*TASK DESCRIPTION*
Leave out every picture. Copy exactly the lines from the one holding "Give me the" through the one holding "fe_moments = [1.77, 2.37, 2.37, 1.77, 1.77, 2.37, 2.37, 1.77]".

*EXCERPTED DATA*

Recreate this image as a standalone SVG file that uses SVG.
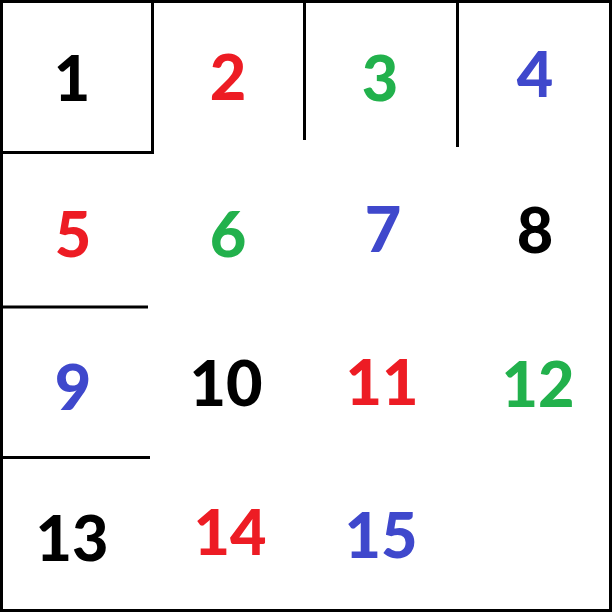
<svg xmlns="http://www.w3.org/2000/svg" width="612" height="612" viewBox="0 0 612 612">
<style>
.ln{stroke:#000;stroke-width:3;fill:none}
.t{font-family:Lato,"Open Sans","Liberation Sans",sans-serif;font-weight:900;font-size:63px;text-anchor:middle}
.r{fill:#ED1C24}.g{fill:#22B14C}.b{fill:#3F48CC}.k{fill:#000}
</style>
<rect x="0" y="0" width="612" height="612" fill="#fff"/>
<g id="connectors">
<rect x="1.5" y="1.5" width="609" height="609" class="ln"/>
<line x1="152.5" y1="0" x2="152.5" y2="153" class="ln"/>
<line x1="0" y1="152.5" x2="154" y2="152.5" class="ln"/>
<line x1="304.5" y1="0" x2="304.5" y2="140" class="ln"/>
<line x1="457.5" y1="0" x2="457.5" y2="147" class="ln"/>
<line x1="0" y1="307" x2="148" y2="307" class="ln"/>
<line x1="0" y1="457.5" x2="150" y2="457.5" class="ln"/>
</g>
<g id="n1"><text x="72" y="101" class="t k">1</text></g>
<g id="n2"><text x="228" y="100" class="t r">2</text></g>
<g id="n3"><text x="380" y="101" class="t g">3</text></g>
<g id="n4"><text x="535" y="97" class="t b">4</text></g>
<g id="n5"><text x="73" y="257" class="t r">5</text></g>
<g id="n6"><text x="228" y="257" class="t g">6</text></g>
<g id="n7"><text x="383" y="252" class="t b">7</text></g>
<g id="n8"><text x="535" y="253" class="t k">8</text></g>
<g id="n9"><text x="73" y="410" class="t b">9</text></g>
<g id="n10"><text x="226" y="406" class="t k">10</text></g>
<g id="n11"><text x="382" y="405" class="t r">11</text></g>
<g id="n12"><text x="538" y="407" class="t g">12</text></g>
<g id="n13"><text x="72" y="561" class="t k">13</text></g>
<g id="n14"><text x="230" y="555" class="t r">14</text></g>
<g id="n15"><text x="381" y="558" class="t b">15</text></g>
</svg>
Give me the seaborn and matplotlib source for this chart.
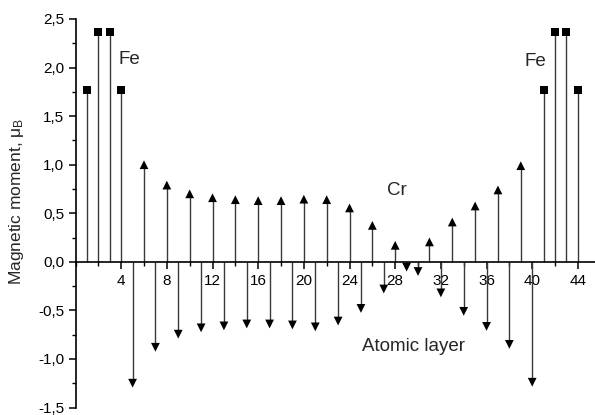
import numpy as np
import pandas as pd
import matplotlib
matplotlib.use("Agg")
import matplotlib.pyplot as plt
import seaborn as sns
from matplotlib.ticker import MultipleLocator, FuncFormatter, FixedLocator

# Data
fe_layers = [1, 2, 3, 4, 41, 42, 43, 44]
fe_moments = [1.77, 2.37, 2.37, 1.77, 1.77, 2.37, 2.37, 1.77]

cr_layers = list(range(5, 41))
cr_moments = [-1.25, 1.00, -0.88, 0.79, -0.745, 0.70, -0.68, 0.66, -0.66, 0.64,
              -0.64, 0.63, -0.64, 0.63, -0.65, 0.645, -0.67, 0.64, -0.61, 0.555,
              -0.48, 0.375, -0.28, 0.17, -0.055, -0.10, 0.205, -0.32, 0.41, -0.51,
              0.575, -0.665, 0.74, -0.85, 0.99, -1.24]

x_ticks = [4, 8, 12, 16, 20, 24, 28, 32, 36, 40, 44]
y_ticks = [-1.5, -1.0, -0.5, 0.0, 0.5, 1.0, 1.5, 2.0, 2.5]

sns.set_theme(style="ticks")
plt.rcParams['font.family'] = ['Liberation Sans', 'DejaVu Sans']
plt.rcParams['mathtext.fontset'] = 'custom'
plt.rcParams['mathtext.rm'] = 'Liberation Sans'
plt.rcParams['mathtext.it'] = 'Liberation Sans:italic'

df = pd.DataFrame({
    "layer": fe_layers + cr_layers,
    "moment": fe_moments + cr_moments,
    "kind": ["Fe"] * len(fe_layers) + ["up" if m > 0 else "down" for m in cr_moments],
})

fig = plt.figure(figsize=(5.95, 4.15), dpi=100)
ax = fig.add_axes([75.5 / 595, 1 - 407.5 / 415, (595 - 75.5) / 595, (407.5 - 19) / 415])

ax.vlines(df["layer"], 0, df["moment"], color="#3a3a3a", linewidth=1.0, zorder=2)

fe_df = df[df["kind"] == "Fe"]
cr_df = df[df["kind"] != "Fe"]
sns.scatterplot(data=fe_df, x="layer", y="moment", marker="s", s=30, color="black",
                linewidth=0, legend=False, ax=ax, zorder=3)
sns.scatterplot(data=cr_df, x="layer", y="moment", style="kind",
                markers={"up": "^", "down": "v"}, s=40, color="black",
                linewidth=0, legend=False, ax=ax, zorder=3)

ax.set_xlim(0, 45.5)
ax.set_ylim(-1.5, 2.5)

ax.spines['top'].set_visible(False)
ax.spines['right'].set_visible(False)
ax.spines['bottom'].set_position(('data', 0))
for sp in ("left", "bottom"):
    ax.spines[sp].set_linewidth(1.2)
    ax.spines[sp].set_color("black")

ax.xaxis.set_major_locator(FixedLocator(x_ticks))
ax.xaxis.set_minor_locator(MultipleLocator(2))
ax.yaxis.set_major_locator(FixedLocator(y_ticks))
ax.yaxis.set_minor_locator(MultipleLocator(0.25))
ax.yaxis.set_major_formatter(FuncFormatter(lambda v, p: f"{v:.1f}".replace(".", ",")))
ax.tick_params(axis="both", which="major", direction="out", length=5, width=1.1,
               labelsize=11, colors="black", pad=3)
ax.tick_params(axis="both", which="minor", direction="out", length=3, width=1.0, colors="black")
ax.tick_params(axis="x", which="major", pad=4)

ax.set_xlabel("")
ax.set_ylabel("Magnetic moment, μ$_\\mathrm{B}$", fontsize=12.5)
ax.yaxis.set_label_coords(-0.095, 0.53)

ax.text(4.7, 2.08, "Fe", fontsize=13.5, ha="center", va="center")
ax.text(40.3, 2.06, "Fe", fontsize=13.5, ha="center", va="center")
ax.text(28.15, 0.73, "Cr", fontsize=13.5, ha="center", va="center")
ax.text(29.6, -0.87, "Atomic layer", fontsize=13.5, ha="center", va="center")

fig.savefig("out.png", dpi=100)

*COMPLETE OUTPUT*
Give me the seaborn and matplotlib source for this chart.
import numpy as np
import pandas as pd
import matplotlib
matplotlib.use("Agg")
import matplotlib.pyplot as plt
import seaborn as sns
from matplotlib.ticker import MultipleLocator, FuncFormatter, FixedLocator

# Data
fe_layers = [1, 2, 3, 4, 41, 42, 43, 44]
fe_moments = [1.77, 2.37, 2.37, 1.77, 1.77, 2.37, 2.37, 1.77]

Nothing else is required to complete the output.